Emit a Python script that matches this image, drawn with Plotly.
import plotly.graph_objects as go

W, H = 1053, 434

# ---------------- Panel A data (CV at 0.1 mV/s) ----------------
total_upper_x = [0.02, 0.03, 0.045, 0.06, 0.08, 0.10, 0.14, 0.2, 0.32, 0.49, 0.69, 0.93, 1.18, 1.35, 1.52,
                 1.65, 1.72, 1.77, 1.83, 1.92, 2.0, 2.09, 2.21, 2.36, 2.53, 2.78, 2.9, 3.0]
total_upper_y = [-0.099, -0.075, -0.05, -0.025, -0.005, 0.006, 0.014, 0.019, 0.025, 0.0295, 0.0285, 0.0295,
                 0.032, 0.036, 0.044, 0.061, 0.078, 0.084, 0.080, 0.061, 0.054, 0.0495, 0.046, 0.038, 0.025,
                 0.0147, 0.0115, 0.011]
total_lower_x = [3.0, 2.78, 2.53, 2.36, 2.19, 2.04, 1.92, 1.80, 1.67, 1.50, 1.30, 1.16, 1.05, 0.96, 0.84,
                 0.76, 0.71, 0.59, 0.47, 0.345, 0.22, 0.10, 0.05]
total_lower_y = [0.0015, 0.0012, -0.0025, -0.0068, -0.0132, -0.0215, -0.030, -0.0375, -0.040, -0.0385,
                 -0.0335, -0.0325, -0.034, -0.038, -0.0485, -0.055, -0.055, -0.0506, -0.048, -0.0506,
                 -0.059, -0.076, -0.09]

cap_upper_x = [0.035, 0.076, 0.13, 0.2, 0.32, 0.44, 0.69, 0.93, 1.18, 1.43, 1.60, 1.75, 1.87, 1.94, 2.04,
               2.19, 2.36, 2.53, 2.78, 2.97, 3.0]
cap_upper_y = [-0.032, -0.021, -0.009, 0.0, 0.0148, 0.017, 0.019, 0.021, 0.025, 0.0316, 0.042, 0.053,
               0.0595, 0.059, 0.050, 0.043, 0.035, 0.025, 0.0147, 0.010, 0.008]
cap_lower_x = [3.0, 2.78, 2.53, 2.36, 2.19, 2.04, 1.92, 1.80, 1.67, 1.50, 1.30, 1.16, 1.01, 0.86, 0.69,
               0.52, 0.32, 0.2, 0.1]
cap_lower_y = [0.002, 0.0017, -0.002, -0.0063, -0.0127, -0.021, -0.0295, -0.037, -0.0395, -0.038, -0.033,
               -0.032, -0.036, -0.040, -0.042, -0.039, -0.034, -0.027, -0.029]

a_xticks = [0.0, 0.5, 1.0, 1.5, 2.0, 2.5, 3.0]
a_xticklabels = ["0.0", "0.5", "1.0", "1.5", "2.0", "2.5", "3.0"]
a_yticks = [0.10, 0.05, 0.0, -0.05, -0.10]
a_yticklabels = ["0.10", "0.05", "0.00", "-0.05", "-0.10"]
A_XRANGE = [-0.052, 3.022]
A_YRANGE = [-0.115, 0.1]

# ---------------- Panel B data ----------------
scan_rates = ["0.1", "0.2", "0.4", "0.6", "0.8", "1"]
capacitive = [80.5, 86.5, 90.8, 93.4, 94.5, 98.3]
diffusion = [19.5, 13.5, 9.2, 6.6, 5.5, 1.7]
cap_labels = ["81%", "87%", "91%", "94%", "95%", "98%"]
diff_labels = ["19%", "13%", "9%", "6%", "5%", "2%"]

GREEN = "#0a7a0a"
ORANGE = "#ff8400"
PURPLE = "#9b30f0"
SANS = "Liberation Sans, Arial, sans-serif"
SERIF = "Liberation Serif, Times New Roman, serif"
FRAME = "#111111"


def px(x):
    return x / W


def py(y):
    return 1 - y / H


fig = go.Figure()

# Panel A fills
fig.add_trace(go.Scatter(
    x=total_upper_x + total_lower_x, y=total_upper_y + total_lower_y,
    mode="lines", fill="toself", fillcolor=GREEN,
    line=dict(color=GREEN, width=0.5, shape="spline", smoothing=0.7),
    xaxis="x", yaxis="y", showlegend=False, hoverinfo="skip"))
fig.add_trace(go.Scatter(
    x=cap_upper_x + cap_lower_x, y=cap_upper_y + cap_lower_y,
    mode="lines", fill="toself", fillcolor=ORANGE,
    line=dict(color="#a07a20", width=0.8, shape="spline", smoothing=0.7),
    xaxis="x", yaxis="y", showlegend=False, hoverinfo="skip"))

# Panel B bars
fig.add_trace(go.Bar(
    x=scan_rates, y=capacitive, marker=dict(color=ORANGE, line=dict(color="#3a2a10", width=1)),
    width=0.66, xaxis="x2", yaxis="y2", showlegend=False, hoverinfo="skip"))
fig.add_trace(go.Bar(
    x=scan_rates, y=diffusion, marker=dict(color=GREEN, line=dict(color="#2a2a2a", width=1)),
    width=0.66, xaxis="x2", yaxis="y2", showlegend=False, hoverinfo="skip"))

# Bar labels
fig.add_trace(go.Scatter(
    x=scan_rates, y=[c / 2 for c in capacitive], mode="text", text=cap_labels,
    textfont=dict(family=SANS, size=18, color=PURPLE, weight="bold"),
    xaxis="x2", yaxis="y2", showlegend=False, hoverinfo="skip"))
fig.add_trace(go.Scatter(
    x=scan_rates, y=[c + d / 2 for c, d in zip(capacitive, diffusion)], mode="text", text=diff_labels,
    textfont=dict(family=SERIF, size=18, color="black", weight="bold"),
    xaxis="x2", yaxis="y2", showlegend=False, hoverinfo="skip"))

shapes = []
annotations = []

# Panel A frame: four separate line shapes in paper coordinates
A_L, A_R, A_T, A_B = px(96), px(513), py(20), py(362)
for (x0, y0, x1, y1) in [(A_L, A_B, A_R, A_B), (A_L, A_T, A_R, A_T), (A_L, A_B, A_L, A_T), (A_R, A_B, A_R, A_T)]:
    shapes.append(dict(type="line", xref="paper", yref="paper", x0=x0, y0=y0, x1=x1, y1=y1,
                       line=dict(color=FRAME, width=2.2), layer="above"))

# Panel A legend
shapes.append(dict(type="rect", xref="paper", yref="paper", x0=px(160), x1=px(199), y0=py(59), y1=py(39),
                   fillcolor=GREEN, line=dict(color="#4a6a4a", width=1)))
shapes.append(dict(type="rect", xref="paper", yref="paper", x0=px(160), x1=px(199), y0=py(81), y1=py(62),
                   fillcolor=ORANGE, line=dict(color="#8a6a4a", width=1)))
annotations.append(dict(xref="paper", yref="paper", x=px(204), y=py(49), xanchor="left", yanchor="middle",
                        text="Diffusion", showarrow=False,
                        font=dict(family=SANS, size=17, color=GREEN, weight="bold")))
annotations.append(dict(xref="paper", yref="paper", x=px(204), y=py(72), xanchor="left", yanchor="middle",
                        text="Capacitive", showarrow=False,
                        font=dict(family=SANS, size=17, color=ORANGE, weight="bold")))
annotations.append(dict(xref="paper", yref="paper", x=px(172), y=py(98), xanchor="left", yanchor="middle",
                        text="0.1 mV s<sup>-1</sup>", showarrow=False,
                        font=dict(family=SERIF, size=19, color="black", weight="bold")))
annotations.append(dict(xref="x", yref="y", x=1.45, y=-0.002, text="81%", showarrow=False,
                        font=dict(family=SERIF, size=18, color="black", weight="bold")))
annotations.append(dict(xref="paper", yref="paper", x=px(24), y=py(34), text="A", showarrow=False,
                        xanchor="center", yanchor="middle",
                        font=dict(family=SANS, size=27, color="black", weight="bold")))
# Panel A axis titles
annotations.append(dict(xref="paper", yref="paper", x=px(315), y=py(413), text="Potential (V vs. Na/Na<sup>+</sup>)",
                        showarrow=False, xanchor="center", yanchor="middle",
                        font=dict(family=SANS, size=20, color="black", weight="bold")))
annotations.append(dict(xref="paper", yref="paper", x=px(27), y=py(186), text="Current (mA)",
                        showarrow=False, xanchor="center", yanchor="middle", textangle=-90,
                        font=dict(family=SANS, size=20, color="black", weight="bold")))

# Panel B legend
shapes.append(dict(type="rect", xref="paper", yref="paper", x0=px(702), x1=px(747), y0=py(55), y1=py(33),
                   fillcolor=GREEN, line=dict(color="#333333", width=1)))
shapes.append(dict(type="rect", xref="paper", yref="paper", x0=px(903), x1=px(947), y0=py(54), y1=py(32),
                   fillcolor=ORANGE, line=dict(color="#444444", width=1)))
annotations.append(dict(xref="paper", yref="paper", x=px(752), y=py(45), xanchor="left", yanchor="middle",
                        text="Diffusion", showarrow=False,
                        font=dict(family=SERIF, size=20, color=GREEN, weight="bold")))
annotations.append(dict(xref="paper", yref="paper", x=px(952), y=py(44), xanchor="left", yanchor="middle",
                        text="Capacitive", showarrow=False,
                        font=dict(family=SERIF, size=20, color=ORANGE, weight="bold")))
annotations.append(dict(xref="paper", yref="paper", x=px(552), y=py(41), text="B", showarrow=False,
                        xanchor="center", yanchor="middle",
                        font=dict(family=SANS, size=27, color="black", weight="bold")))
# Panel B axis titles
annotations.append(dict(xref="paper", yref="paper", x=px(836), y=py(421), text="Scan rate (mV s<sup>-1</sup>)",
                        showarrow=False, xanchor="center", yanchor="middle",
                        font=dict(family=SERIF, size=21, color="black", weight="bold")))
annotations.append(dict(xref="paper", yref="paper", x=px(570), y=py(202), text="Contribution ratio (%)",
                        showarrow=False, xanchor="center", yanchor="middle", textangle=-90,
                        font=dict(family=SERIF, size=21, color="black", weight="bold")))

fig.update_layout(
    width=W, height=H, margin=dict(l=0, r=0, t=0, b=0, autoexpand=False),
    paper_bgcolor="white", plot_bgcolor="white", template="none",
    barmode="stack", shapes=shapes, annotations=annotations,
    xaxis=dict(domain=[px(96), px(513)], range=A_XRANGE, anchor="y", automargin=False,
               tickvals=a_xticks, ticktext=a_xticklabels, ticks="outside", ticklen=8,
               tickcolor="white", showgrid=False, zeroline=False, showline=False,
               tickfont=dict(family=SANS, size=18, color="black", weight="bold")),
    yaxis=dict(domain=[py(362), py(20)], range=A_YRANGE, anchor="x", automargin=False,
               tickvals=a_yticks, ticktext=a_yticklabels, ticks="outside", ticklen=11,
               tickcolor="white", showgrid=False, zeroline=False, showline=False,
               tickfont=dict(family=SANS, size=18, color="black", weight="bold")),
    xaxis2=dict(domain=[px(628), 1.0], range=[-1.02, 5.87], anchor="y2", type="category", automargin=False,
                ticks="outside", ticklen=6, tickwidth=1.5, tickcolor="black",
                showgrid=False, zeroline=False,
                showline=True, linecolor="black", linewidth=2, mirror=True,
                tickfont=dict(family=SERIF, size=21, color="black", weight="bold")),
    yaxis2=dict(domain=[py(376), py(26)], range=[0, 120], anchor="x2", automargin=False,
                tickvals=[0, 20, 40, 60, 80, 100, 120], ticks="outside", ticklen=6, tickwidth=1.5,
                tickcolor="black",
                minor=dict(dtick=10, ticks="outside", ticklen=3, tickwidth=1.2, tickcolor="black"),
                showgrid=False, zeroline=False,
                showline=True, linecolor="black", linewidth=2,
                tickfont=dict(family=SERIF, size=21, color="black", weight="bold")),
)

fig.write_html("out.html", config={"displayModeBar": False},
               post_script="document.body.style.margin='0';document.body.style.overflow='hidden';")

-----

# Objective
Print, unaltered, every line from the beginning of the material down to the line with "-0.059, -0.076, -0.09]".

# Solution to the exercise
Emit a Python script that matches this image, drawn with Plotly.
import plotly.graph_objects as go

W, H = 1053, 434

# ---------------- Panel A data (CV at 0.1 mV/s) ----------------
total_upper_x = [0.02, 0.03, 0.045, 0.06, 0.08, 0.10, 0.14, 0.2, 0.32, 0.49, 0.69, 0.93, 1.18, 1.35, 1.52,
                 1.65, 1.72, 1.77, 1.83, 1.92, 2.0, 2.09, 2.21, 2.36, 2.53, 2.78, 2.9, 3.0]
total_upper_y = [-0.099, -0.075, -0.05, -0.025, -0.005, 0.006, 0.014, 0.019, 0.025, 0.0295, 0.0285, 0.0295,
                 0.032, 0.036, 0.044, 0.061, 0.078, 0.084, 0.080, 0.061, 0.054, 0.0495, 0.046, 0.038, 0.025,
                 0.0147, 0.0115, 0.011]
total_lower_x = [3.0, 2.78, 2.53, 2.36, 2.19, 2.04, 1.92, 1.80, 1.67, 1.50, 1.30, 1.16, 1.05, 0.96, 0.84,
                 0.76, 0.71, 0.59, 0.47, 0.345, 0.22, 0.10, 0.05]
total_lower_y = [0.0015, 0.0012, -0.0025, -0.0068, -0.0132, -0.0215, -0.030, -0.0375, -0.040, -0.0385,
                 -0.0335, -0.0325, -0.034, -0.038, -0.0485, -0.055, -0.055, -0.0506, -0.048, -0.0506,
                 -0.059, -0.076, -0.09]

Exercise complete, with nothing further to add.